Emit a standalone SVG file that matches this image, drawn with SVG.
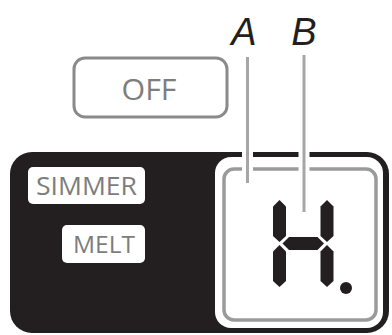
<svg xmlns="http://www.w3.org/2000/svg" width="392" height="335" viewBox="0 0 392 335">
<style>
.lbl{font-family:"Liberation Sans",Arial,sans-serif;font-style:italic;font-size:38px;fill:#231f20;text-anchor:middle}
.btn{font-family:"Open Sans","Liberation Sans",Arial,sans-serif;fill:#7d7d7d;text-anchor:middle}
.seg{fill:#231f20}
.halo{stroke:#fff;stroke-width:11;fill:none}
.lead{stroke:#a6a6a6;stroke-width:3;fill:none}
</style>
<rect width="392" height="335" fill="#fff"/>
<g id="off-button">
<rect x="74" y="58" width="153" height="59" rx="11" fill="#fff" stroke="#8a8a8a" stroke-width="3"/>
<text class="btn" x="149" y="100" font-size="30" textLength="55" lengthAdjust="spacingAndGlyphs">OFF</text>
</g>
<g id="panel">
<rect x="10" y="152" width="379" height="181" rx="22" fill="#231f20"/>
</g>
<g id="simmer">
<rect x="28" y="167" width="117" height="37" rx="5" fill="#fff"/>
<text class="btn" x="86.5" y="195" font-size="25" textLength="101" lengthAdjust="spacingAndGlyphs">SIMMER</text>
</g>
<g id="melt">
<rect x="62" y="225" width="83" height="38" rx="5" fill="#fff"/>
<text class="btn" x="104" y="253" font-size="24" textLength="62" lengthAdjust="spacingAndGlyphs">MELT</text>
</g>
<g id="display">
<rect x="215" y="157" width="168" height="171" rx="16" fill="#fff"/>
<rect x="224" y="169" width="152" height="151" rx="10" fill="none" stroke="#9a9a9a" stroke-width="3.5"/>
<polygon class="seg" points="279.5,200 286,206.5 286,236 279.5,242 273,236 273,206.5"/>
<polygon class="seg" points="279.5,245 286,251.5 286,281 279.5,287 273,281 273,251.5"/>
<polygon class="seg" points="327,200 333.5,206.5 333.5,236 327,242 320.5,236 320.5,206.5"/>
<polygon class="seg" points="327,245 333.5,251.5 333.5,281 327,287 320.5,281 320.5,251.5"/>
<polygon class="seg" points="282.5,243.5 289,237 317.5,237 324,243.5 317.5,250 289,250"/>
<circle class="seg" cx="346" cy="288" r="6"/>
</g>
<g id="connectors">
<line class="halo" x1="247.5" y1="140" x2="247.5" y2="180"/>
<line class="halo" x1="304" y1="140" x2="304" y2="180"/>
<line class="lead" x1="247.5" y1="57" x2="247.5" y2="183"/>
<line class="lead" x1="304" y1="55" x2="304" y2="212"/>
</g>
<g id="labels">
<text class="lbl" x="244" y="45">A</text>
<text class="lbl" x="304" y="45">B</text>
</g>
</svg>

#####

• Stated exercise:
Without including any picture, repeat the data exactly.

• Result of the exercise:
Emit a standalone SVG file that matches this image, drawn with SVG.
<svg xmlns="http://www.w3.org/2000/svg" width="392" height="335" viewBox="0 0 392 335">
<style>
.lbl{font-family:"Liberation Sans",Arial,sans-serif;font-style:italic;font-size:38px;fill:#231f20;text-anchor:middle}
.btn{font-family:"Open Sans","Liberation Sans",Arial,sans-serif;fill:#7d7d7d;text-anchor:middle}
.seg{fill:#231f20}
.halo{stroke:#fff;stroke-width:11;fill:none}
.lead{stroke:#a6a6a6;stroke-width:3;fill:none}
</style>
<rect width="392" height="335" fill="#fff"/>
<g id="off-button">
<rect x="74" y="58" width="153" height="59" rx="11" fill="#fff" stroke="#8a8a8a" stroke-width="3"/>
<text class="btn" x="149" y="100" font-size="30" textLength="55" lengthAdjust="spacingAndGlyphs">OFF</text>
</g>
<g id="panel">
<rect x="10" y="152" width="379" height="181" rx="22" fill="#231f20"/>
</g>
<g id="simmer">
<rect x="28" y="167" width="117" height="37" rx="5" fill="#fff"/>
<text class="btn" x="86.5" y="195" font-size="25" textLength="101" lengthAdjust="spacingAndGlyphs">SIMMER</text>
</g>
<g id="melt">
<rect x="62" y="225" width="83" height="38" rx="5" fill="#fff"/>
<text class="btn" x="104" y="253" font-size="24" textLength="62" lengthAdjust="spacingAndGlyphs">MELT</text>
</g>
<g id="display">
<rect x="215" y="157" width="168" height="171" rx="16" fill="#fff"/>
<rect x="224" y="169" width="152" height="151" rx="10" fill="none" stroke="#9a9a9a" stroke-width="3.5"/>
<polygon class="seg" points="279.5,200 286,206.5 286,236 279.5,242 273,236 273,206.5"/>
<polygon class="seg" points="279.5,245 286,251.5 286,281 279.5,287 273,281 273,251.5"/>
<polygon class="seg" points="327,200 333.5,206.5 333.5,236 327,242 320.5,236 320.5,206.5"/>
<polygon class="seg" points="327,245 333.5,251.5 333.5,281 327,287 320.5,281 320.5,251.5"/>
<polygon class="seg" points="282.5,243.5 289,237 317.5,237 324,243.5 317.5,250 289,250"/>
<circle class="seg" cx="346" cy="288" r="6"/>
</g>
<g id="connectors">
<line class="halo" x1="247.5" y1="140" x2="247.5" y2="180"/>
<line class="halo" x1="304" y1="140" x2="304" y2="180"/>
<line class="lead" x1="247.5" y1="57" x2="247.5" y2="183"/>
<line class="lead" x1="304" y1="55" x2="304" y2="212"/>
</g>
<g id="labels">
<text class="lbl" x="244" y="45">A</text>
<text class="lbl" x="304" y="45">B</text>
</g>
</svg>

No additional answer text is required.